[SPARK-13791][SQL]Add MetadataLog and HDFSMetadataLog #11625

zsxwing · 2016-03-10T01:42:42Z

What changes were proposed in this pull request?

Add a MetadataLog interface for metadata reliably storage.
Add HDFSMetadataLog as a MetadataLog implementation based on HDFS.
Update FileStreamSource to use HDFSMetadataLog instead of managing metadata by itself.

How was this patch tested?

unit tests

zsxwing · 2016-03-10T01:43:24Z

sql/core/src/test/scala/org/apache/spark/sql/streaming/FileStreamSourceSuite.scala

@@ -360,59 +357,6 @@ class FileStreamSourceSuite extends FileStreamSourceTest with SharedSQLContext {
    Utils.deleteRecursively(tmp)
  }

-  test("fault tolerance with corrupted metadata file") {


Removed these tests as they were testing the old metadata file which has been removed in this PR

zsxwing · 2016-03-10T01:50:11Z

cc @marmbrus @tdas

SparkQA · 2016-03-10T03:15:57Z

Test build #52801 has finished for PR 11625 at commit c32cd96.
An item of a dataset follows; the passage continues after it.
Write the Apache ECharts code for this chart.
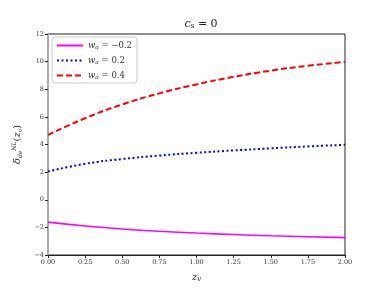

This patch fails Spark unit tests.
This patch merges cleanly.
This patch adds the following public classes (experimental):
- class HDFSMetadataLog[T: ClassTag](sqlContext: SQLContext, path: String) extends MetadataLog[T]
- trait MetadataLog[T]

marmbrus · 2016-03-10T19:48:33Z

sql/core/src/main/scala/org/apache/spark/sql/execution/streaming/HDFSMetadataLog.scala

+
+  private val serializer = new JavaSerializer(sqlContext.sparkContext.conf).newInstance()
+
+  private def tryAcquireLock(): Unit = {


What happens if you die while you are holding the lock? It seems like your streaming job will be unable to restart without human intervention. Is there a reason that we can't detect problems when writing a new log entry?

As the semantics of add is If batchId's metatdata has already been stored, this method does nothing., if the writer A sees a file created by the other writer B, it won't write the file. So A won't fail and will use the metadata written by B.

Seems like this abstraction would be more powerful if we threw a ConcurrentUpdateException and then the user could decide if that is okay. If all you are trying to get is idempotence (the file sink) then you can ignore it. If you are trying to do mutual exclusion (stream execution trying to define the offsets in each batch id) you can terminate the stream.

Basically, I don't believe that stale locks are only going to occur in extreme circumstances. If the JVM locks due to an OOM or if the container spark is running in is killed or if you kill -9. All of these become unrecoverable.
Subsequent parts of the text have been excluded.